Au moment où l'interdiction de fumer dans les lieux publics s'impose en France, le monde de la réalité virtuelle ouvre de nouvelles perspectives pour venir en aide aux fumeurs qui souhaitent s'arrêter, et plus généralement aux personnes dépendantes.
S'inspirant des expériences menées dans le traitement des phobies et des troubles anxieux (peur du vide, de l'avion, de s'exprimer en public…) ou du stress post-traumatique (attentat, guerre…), des recherches sont conduites, notamment aux Etats-Unis, sur la prise en charge des addictions grâce à la réalité virtuelle .
Le principe est simple: il s'agit de plonger la personne dépendante dans un monde virtuel où elle est exposée à des stimuli (visuels, auditifs, olfactifs, tactiles…). Equipée d'un visiocasque avec écouteurs, elle "évolue" dans un environnement recréant des situations de la vie quotidienne (odeurs comprises…) et des ambiances qui peuvent conduire à avoir envie de la substance addictive (nicotine, alcool, cannabis, cocaïne…) et éveiller un état de manque.
A ce stade, le thérapeute prend le relais, utilisant les techniques classiques des psychothérapies cognitivo-comportementales (TCC), et s'efforce de développer avec la personne dépendante des stratégies pour résister et éviter la rechute.
La plongée dans un environnement virtuel proche de la réalité permet de gérer et contrôler les réactions du patient (des mesures physiologiques sont réalisées simultanément). Le thérapeute peut évaluer précisément sa dépendance et l'efficacité du traitement.
Si le système n'est pas encore validé cliniquement, "les premiers résultats sont prometteurs", a commenté Ken Graap, directeur général de Virtually Better, société d'Atlanta qui développe depuis plusieurs années des applications thérapeutiques de la réalité virtuelle et possède également une clinique.

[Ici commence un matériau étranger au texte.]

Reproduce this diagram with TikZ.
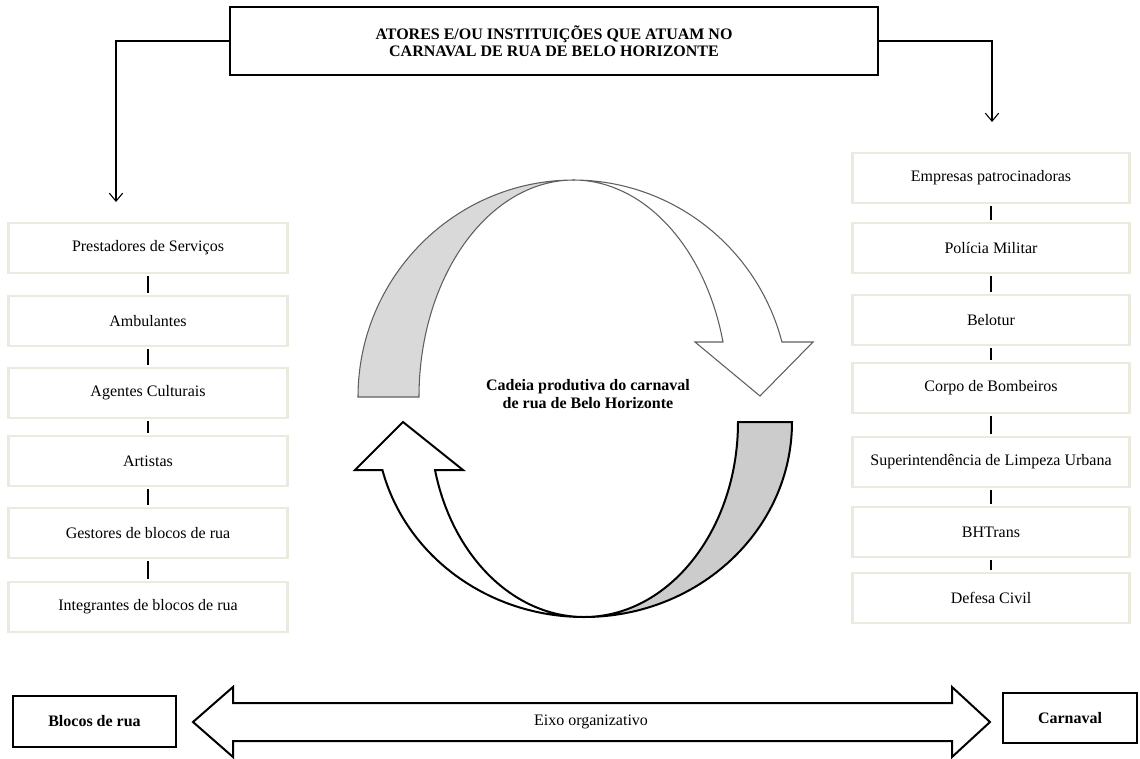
\documentclass[tikz,border=0pt]{standalone}
\usepackage{fontspec}
\setmainfont{Liberation Serif}
\usepackage{tikz}
\usetikzlibrary{arrows.meta}
\definecolor{boxline}{RGB}{236,234,222}
\definecolor{ringlight}{RGB}{217,217,217}
\definecolor{ringdark}{RGB}{204,204,204}
\definecolor{ringline}{RGB}{95,95,95}

\begin{document}
\begin{tikzpicture}[x=0.75pt,y=-0.75pt,
	every node/.style={font=\fontsize{12}{13}\selectfont},
	actor/.style={rectangle, draw=boxline, line width=2pt, minimum height=37.5pt},
	axisbox/.style={rectangle, draw, line width=1.6pt, font=\fontsize{12}{13}\selectfont\bfseries},
	link/.style={line width=1.1pt, shorten <=1.5pt, shorten >=1.5pt},
	feed/.style={line width=0.8pt, -{Straight Barb[length=6pt,width=10pt]}}]
				\useasboundingbox (0,0) rectangle (1140,758);
				
				% title
				\node[rectangle, draw, line width=2pt, minimum width=486pt, minimum height=51pt, align=center, font=\fontsize{12}{12.75}\selectfont\bfseries] (title) at (554,41) {ATORES E/OU INSTITUIÇÕES QUE ATUAM NO\\CARNAVAL DE RUA DE BELO HORIZONTE};
				\coordinate (lefttip) at (116,202);
				\coordinate (righttip) at (992,122);
				\draw[feed] (title.west) -| (lefttip);
				\draw[feed] (title.east) -| (righttip);
				
				% left column
				\node[actor, minimum width=209pt] (prest) at (148,248) {Prestadores de Serviços};
				\node[actor, minimum width=209pt] (ambul) at (148,321) {Ambulantes};
				\node[actor, minimum width=209pt] (agent) at (148,393) {Agentes Culturais};
				\node[actor, minimum width=209pt] (artist) at (148,461) {Artistas};
				\node[actor, minimum width=209pt] (gestor) at (148,533) {Gestores de blocos de rua};
				\node[actor, minimum width=209pt] (integ) at (148,607) {Integrantes de blocos de rua};
				
				\draw[link] (prest) -- (ambul);
				\draw[link] (ambul) -- (agent);
				\draw[link] (agent) -- (artist);
				\draw[link] (artist) -- (gestor);
				\draw[link] (gestor) -- (integ);
				
				% right column
				\node[actor, minimum width=208pt] (empresa) at (991,178) {Empresas patrocinadoras};
				\node[actor, minimum width=208pt] (policia) at (991,248) {Polícia Militar};
				\node[actor, minimum width=208pt] (belotur) at (991,320) {Belotur};
				\node[actor, minimum width=208pt] (bombeiro) at (991,388) {Corpo de Bombeiros};
				\node[actor, minimum width=208pt] (slu) at (991,462) {Superintendência de Limpeza Urbana};
				\node[actor, minimum width=208pt] (bhtrans) at (991,532) {BHTrans};
				\node[actor, minimum width=208pt] (defesa) at (991,598) {Defesa Civil};
				
				\draw[link] (empresa) -- (policia);
				\draw[link] (policia) -- (belotur);
				\draw[link] (belotur) -- (bombeiro);
				\draw[link] (bombeiro) -- (slu);
				\draw[link] (slu) -- (bhtrans);
				\draw[link] (bhtrans) -- (defesa);
				
				% cycle arrows
				\draw[draw=ringline, fill=ringlight, line width=0.8pt] (358,397) arc[start angle=180, end angle=90, x radius=162pt, y radius=162.75pt] arc[start angle=90, end angle=180, x radius=116.25pt, y radius=162.75pt] -- cycle;
				\draw[draw=ringline, fill=white, line width=0.8pt, line join=miter] (573,180) arc[start angle=90, end angle=14.68, x radius=162pt, y radius=162.75pt] -- (813,342) -- (760,396) -- (695,342) -- (723,342) arc[start angle=14.68, end angle=90, x radius=116.25pt, y radius=162.75pt] -- cycle;
				\draw[fill=ringdark, line width=1.5pt] (792,422) arc[start angle=0, end angle=-90, x radius=156pt, y radius=146.25pt] arc[start angle=-90, end angle=0, x radius=115.5pt, y radius=146.25pt] -- cycle;
				\draw[fill=white, line width=1.5pt, line join=miter] (584,617) arc[start angle=-90, end angle=-165.75, x radius=156pt, y radius=146.25pt] -- (355,470) -- (403,422) -- (463,470) -- (435,470) arc[start angle=-165.75, end angle=-90, x radius=115.5pt, y radius=146.25pt] -- cycle;
				
				\node[align=center, font=\fontsize{12}{13.5}\selectfont\bfseries] (chain) at (588,394) {Cadeia produtiva do carnaval\\de rua de Belo Horizonte};
				
				% organising axis
				\node[axisbox, minimum width=122pt, minimum height=38pt] (blocos) at (94.5,721.5) {Blocos de rua};
				\node[axisbox, minimum width=101pt, minimum height=37.5pt] (carnaval) at (1070,718) {Carnaval};
				\draw[line width=1.5pt, line join=miter] (193,722) -- (233,687) -- (233,703) -- (952,703) -- (952,687) -- (990,722) -- (952,757) -- (952,741) -- (233,741) -- (233,757) -- cycle;
				\node (eixo) at (591,722) {Eixo organizativo};
			\end{tikzpicture}
\end{document}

Les travaux de recherche sur les addictions ont débuté il y a trois ans et des études sur le tabac sont actuellement en cours sur deux groupes de 40 personnes, a-t-il précisé par téléphone depuis Atlanta, lors d'une conférence de presse organisée cette semaine à Paris. Virtually Better a développé pour le moment 7 environnements en liaison avec la nicotine: une soirée dans un loft, un trajet en voiture…
Le plus difficile pour le tabac, explique Ken Graap, c'est de trouver des "signaux neutres", car toutes sortes de situations peuvent susciter une envie de fumer. Pour certains, ce sera des situations de stress, pour d'autres au contraire une ambiance décontractée. Il n'y a guère que les aquariums avec des poissons qui ne soient pas des signaux évocateurs, plaisante-t-il.
Ces nouvelles applications seront en bonne place aux 9e rencontres internationales de la réalité virtuelle qui se tiendront du 18 au 22 avril à Laval (Mayenne).
La réalité virtuelle permet une plus grande souplesse et offre des "composantes supplémentaires" par rapport aux "mises en situation" plus traditionnelles, explique Evelyne Klinger, responsable scientifique du symposium "Comportements humains et addictions" qui se tiendra le 19 avril à Laval.
Outre les addictions, "Laval Virtual" aura cette année deux autres thèmes phares: "Prévoir le risque et sauver" et "La réalité virtuelle, un atout pour la gestion du patrimoine".